O segundo robô pode ter atribuído outra palavra àquela ação, e por isso não abandonava a sua escolha de imediato, mas atualizava o vocabulário para incluir a palavra do primeiro robô. Com o avanço das interações, os robôs atribuíam valores ponderados às suas palavras com base no sucesso da comunicação, reduzindo o peso das palavras com as quais a comunicação fracassou.

O que é extraordinário é que, depois de uma semana de interação entre robôs, tendia a emergir uma linguagem comum. Ao se atualizarem e aprenderem continuamente, os robôs desenvolveram uma linguagem própria. Uma linguagem sofisticada o bastante para incluir palavras que representam os conceitos de "direita" e "esquerda".

Essas palavras são o máximo em termos de correspondência direta entre palavra e posição de corpo. Existir qualquer convergência já seria muito interessante, mas o que realmente me impressiona é que os robôs dispõem de uma nova linguagem, que eles compreendem, mas que os pesquisadores não sabem o que significa, até que ao final da semana decodifiquem o significado das novas palavras.
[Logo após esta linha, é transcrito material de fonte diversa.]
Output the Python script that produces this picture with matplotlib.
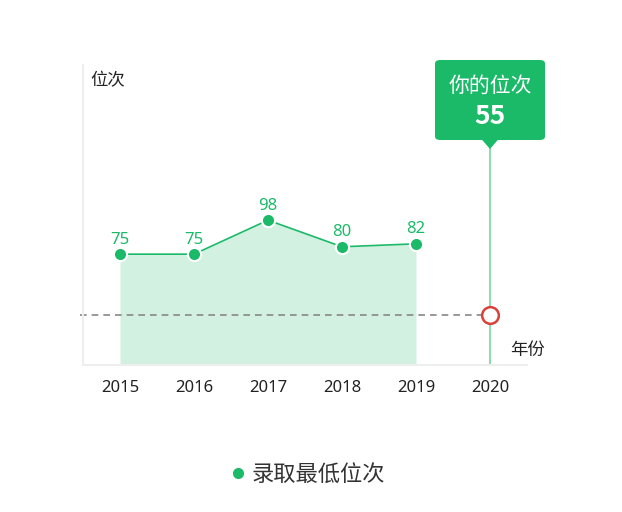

Turing talvez se sentisse desapontado por, em seu centenário, ainda não existirem máquinas capazes de passarem por humanos, mas creio que haveria de se entusiasmar com o novo rumo da inteligência artificial.

A comunidade da inteligência artificial já não está obcecada com a reprodução da inteligência humana, produto de milhões de anos de evolução, mas sim com a evolução de algo realmente novo e potencialmente muito mais interessante.

Nota
Texto originalmente publicado no jornal britânico "The Observer".